(What you need to do):
Pick out each line containing the string "this".

Records with drawing code:
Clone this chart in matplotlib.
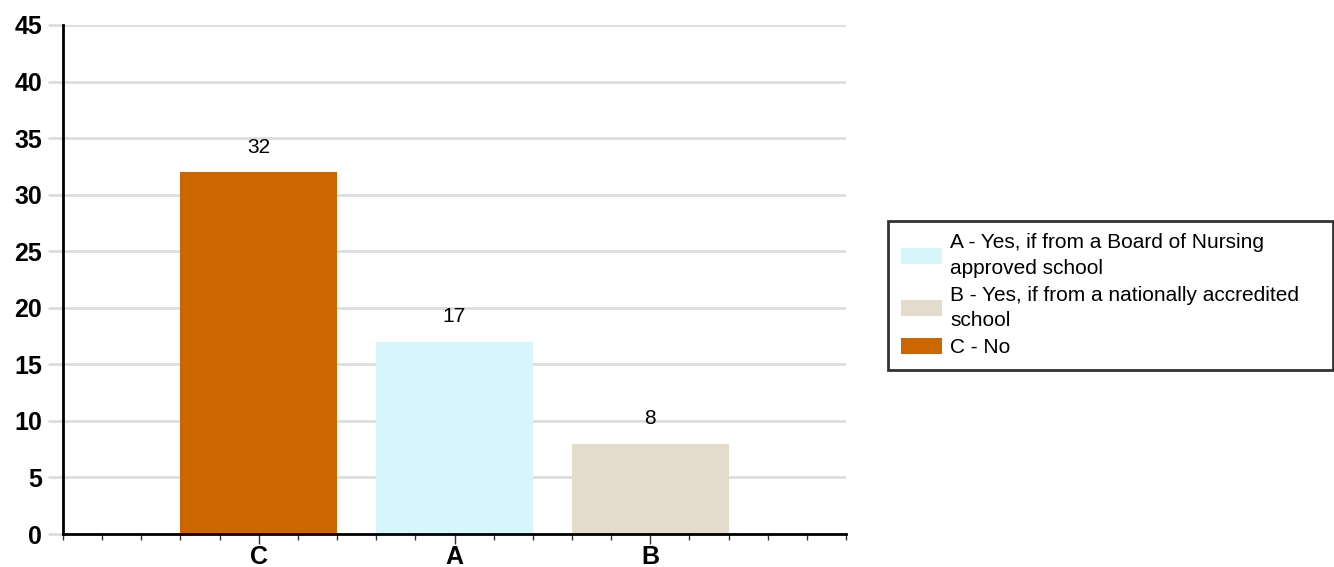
import matplotlib
matplotlib.use("Agg")
import matplotlib.pyplot as plt
from matplotlib.patches import Patch
from matplotlib.ticker import MultipleLocator

plt.rcParams["font.family"] = ["Liberation Sans", "DejaVu Sans"]

categories = ["C", "A", "B"]
values = [32, 17, 8]
bar_colors = ["#cc6600", "#d7f6fb", "#e3dccc"]

legend_labels = [
    "A - Yes, if from a Board of Nursing\napproved school",
    "B - Yes, if from a nationally accredited\nschool",
    "C - No",
]
legend_colors = ["#d7f6fb", "#e3dccc", "#cc6600"]

fig = plt.figure(figsize=(13.34, 5.67), dpi=100, facecolor="white")
ax = fig.add_axes([63 / 1334, 1 - 534 / 567, (846 - 63) / 1334, (534 - 25) / 567])

x = list(range(len(categories)))
ax.bar(x, values, width=0.8, color=bar_colors, zorder=3)
for xi, v in zip(x, values):
    ax.annotate(str(v), (xi, v), xytext=(0, 11), textcoords="offset points",
                ha="center", va="bottom", fontsize=15, color="black")

ax.set_xlim(-1, 3)
ax.set_ylim(0, 45)
ax.yaxis.set_major_locator(MultipleLocator(5))
ax.grid(axis="y", color="#dddddd", linewidth=2, zorder=0)

ax.set_xticks(x)
ax.set_xticklabels(categories, fontsize=18, fontweight="bold")
ax.xaxis.set_minor_locator(MultipleLocator(0.2))
ax.tick_params(axis="x", which="major", length=7, width=1, color="#333333", pad=1)
ax.tick_params(axis="x", which="minor", length=4, width=1, color="#333333")
ax.tick_params(axis="y", which="major", length=11, width=2, color="#dddddd", labelsize=18, pad=4)
for lbl in ax.get_yticklabels():
    lbl.set_fontweight("bold")

for side in ("top", "right"):
    ax.spines[side].set_visible(False)
for side in ("left", "bottom"):
    ax.spines[side].set_linewidth(2)
    ax.spines[side].set_color("black")
    ax.spines[side].set_zorder(4)

# legend box spans to the right edge of the figure, as in the original
handles = [Patch(facecolor=c, edgecolor="none") for c in legend_colors]
leg = fig.legend(handles, legend_labels, loc="upper left", mode="expand",
                 bbox_to_anchor=(888 / 1334, 1 - 370 / 567, (1333 - 888) / 1334, (370 - 221) / 567),
                 fontsize=15, frameon=True, fancybox=False,
                 handlelength=2.0, handleheight=0.8, handletextpad=0.4,
                 labelspacing=0.36, borderpad=0.6, borderaxespad=0)
for t in leg.get_texts():
    t.set_linespacing(1.45)
leg.get_frame().set_edgecolor("black")
leg.get_frame().set_linewidth(2)

fig.savefig("out.png", dpi=100, facecolor="white")
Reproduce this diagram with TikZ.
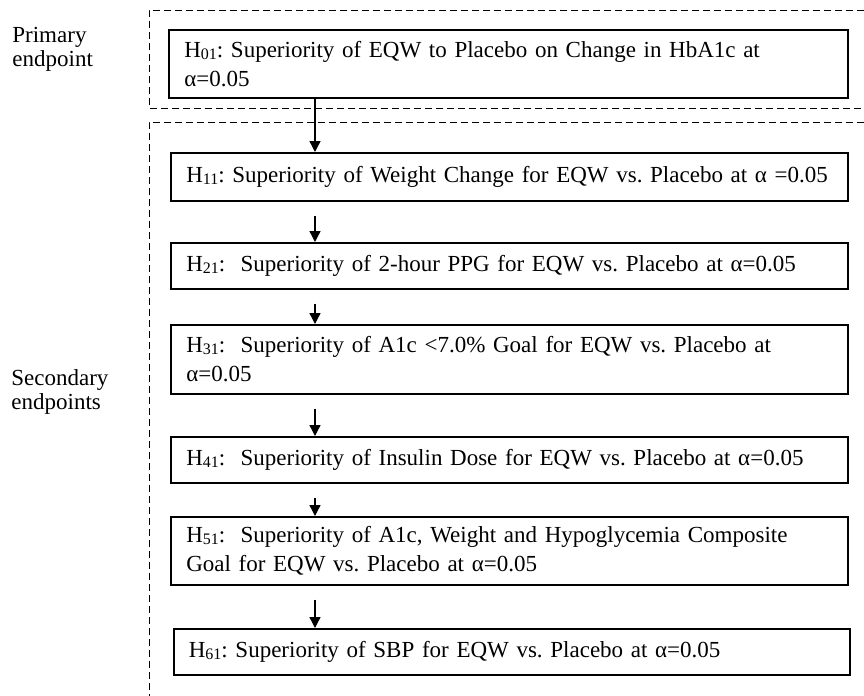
\documentclass[tikz,border=0pt]{standalone}
\usepackage{fontspec}
\setmainfont{Liberation Serif}
\usetikzlibrary{arrows.meta}
\newcommand{\Hs}[1]{H{\fontsize{8pt}{8pt}\selectfont\raisebox{-0.25ex}{#1}}}
\begin{document}
\frenchspacing
\begin{tikzpicture}[x=0.5pt,y=-0.5pt,
  hbox/.style={draw,line width=0.8pt,anchor=north west,align=left,inner xsep=7.5pt,
     font=\fontsize{11.5pt}{14.5pt}\selectfont\frenchspacing},
  lbl/.style={anchor=north west,align=left,inner sep=0pt,
     font=\fontsize{11.5pt}{12pt}\selectfont},
  dashbox/.style={line width=0.5pt,dash pattern=on 3.5pt off 2pt},
  arr/.style={line width=0.7pt,-{Triangle[length=5.5pt,width=5.5pt]}},
  gap/.style={shorten <=7pt}]
\useasboundingbox (0,0) rectangle (864,696);
% dashed group frames
\draw[dashbox] (864,10) -- (149,10) -- (149,108) -- (864,108);
\draw[dashbox] (864,122) -- (149,122) -- (149,696);
% side labels
\node[lbl] (prim) at (12,27) {Primary\\endpoint};
\node[lbl] (sec) at (11,369) {Secondary\\endpoints};
% hypothesis boxes
\node[hbox,minimum width=339.5pt,minimum height=34pt,text width=324pt] (h0) at (168,29)
  {\Hs{01}: Superiority of EQW to Placebo on Change in HbA1c at\\ α=0.05};
\node[hbox,minimum width=338.5pt,minimum height=24pt,text width=323pt] (h1) at (170,152)
  {\Hs{11}: Superiority of Weight Change for EQW vs. Placebo at α =0.05};
\node[hbox,minimum width=338.5pt,minimum height=23pt,text width=323pt] (h2) at (170,242)
  {\Hs{21}:\ \ Superiority of 2-hour PPG for EQW vs. Placebo at α=0.05};
\node[hbox,minimum width=338.5pt,minimum height=34.5pt,text width=323pt] (h3) at (170,324)
  {\Hs{31}:\ \ Superiority of A1c <7.0\% Goal for EQW vs. Placebo at\\ α=0.05};
\node[hbox,minimum width=338.5pt,minimum height=23pt,text width=323pt] (h4) at (170,436)
  {\Hs{41}:\ \ Superiority of Insulin Dose for EQW vs. Placebo at α=0.05};
\node[hbox,minimum width=338.5pt,minimum height=34pt,text width=323pt] (h5) at (170,516)
  {\Hs{51}:\ \ Superiority of A1c, Weight and Hypoglycemia Composite\\ Goal for EQW vs. Placebo at α=0.05};
\node[hbox,minimum width=338pt,minimum height=23pt,text width=323pt] (h6) at (173,628)
  {\Hs{61}: Superiority of SBP for EQW vs. Placebo at α=0.05};
% arrows
\coordinate (ax) at (315,0);
\draw[arr] (h0.south -| ax) -- (h1.north -| ax);
\draw[arr,gap] (h1.south -| ax) -- (h2.north -| ax);
\draw[arr,gap] (h2.south -| ax) -- (h3.north -| ax);
\draw[arr,gap] (h3.south -| ax) -- (h4.north -| ax);
\draw[arr,gap] (h4.south -| ax) -- (h5.north -| ax);
\draw[arr,gap] (h5.south -| ax) -- (h6.north -| ax);
\end{tikzpicture}
\end{document}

(Task response):
Clone this chart in matplotlib.
Reproduce this diagram with TikZ.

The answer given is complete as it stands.